I've read that you should change the water to keep the ammonia below 2 ppm, and the nitrite below say 2 ppm, and once both go to zero and stay that way for awhile you can just do regular weekly water changes.
It seems to me that you should just live with what ph etc. you have, at least until you are comfortable enough with keeping a tank to be able to deal with changing the water chemistry.

jpbotha 07-31-2013 03:08 AM

What Ameliarose82 said is correct. Or you can take the short route, which many people will argue against, and that is to fill your tank with live plants, the more the better.

With enough live plants you can add fish within a day.In short, live plants absorbs the ammonia and uses the fish waste as nutrients and produces oxygen. Not gonna discuss the whole plant cycle in detail, but it worked for me.

I've started a 600 litre tank this way and its been running for 9 months now without any problems or loss of fish. At the end your tank will be cycled, but you wont have the normal spikes that kills your fish (thats if you do cycle with fish)

Comments on using live plants instead of normal cycling process would be interesting.

Hallyx 08-01-2013 06:58 PM

The consensus around here seems to be that live plants are superior to the nitrogen cycle in eliminating ammonia. Plants work faster and do not cause spikes.

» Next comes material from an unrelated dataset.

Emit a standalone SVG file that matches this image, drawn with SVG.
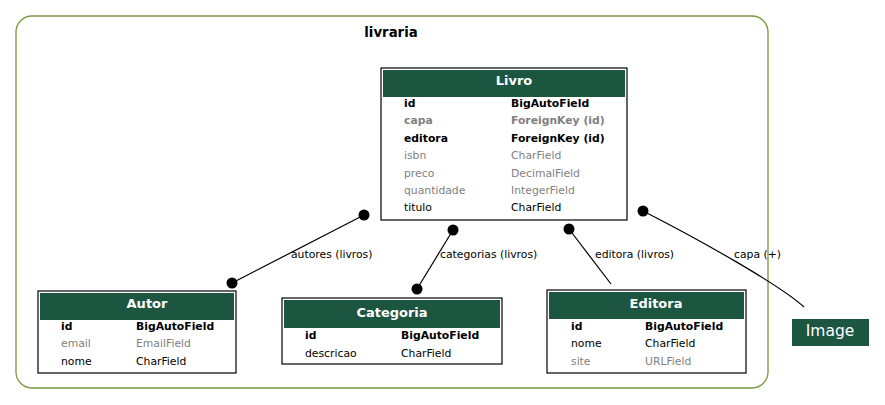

IF... that is if you have enough of the right kind of plants.

It takes more knowledge, skill and talent to maintain a planted tank than it does to merely create and run a nitrogen cycle

spreadtoothinly 08-01-2013 07:58 PM

Quote:

I've read that you should change the water to keep the ammonia below 2 ppm
No, it was 1 ppm ammonia:frustrated:

jpbotha 08-02-2013 06:18 AM

Quote:

Originally Posted by Hallyx (Post 2699954)
The consensus around here seems to be that live plants are superior to the nitrogen cycle in eliminating ammonia. Plants work faster and do not cause spikes.

IF... that is if you have enough of the right kind of plants.

It takes more knowledge, skill and talent to maintain a planted tank than it does to merely create and run a nitrogen cycle

I agree that for beginners to rather go through the normal cycling process otherwise you will never understand it.
Planted tanks takes more knowledge and money, but you cant argue that nothing really compares to a fully high tech planted tank with fish.
The reason I started mentioning planted tanks is most properbly because I have added another aquarium to my collection and started a fully planted tank. Just puts another perspective on an aquarium.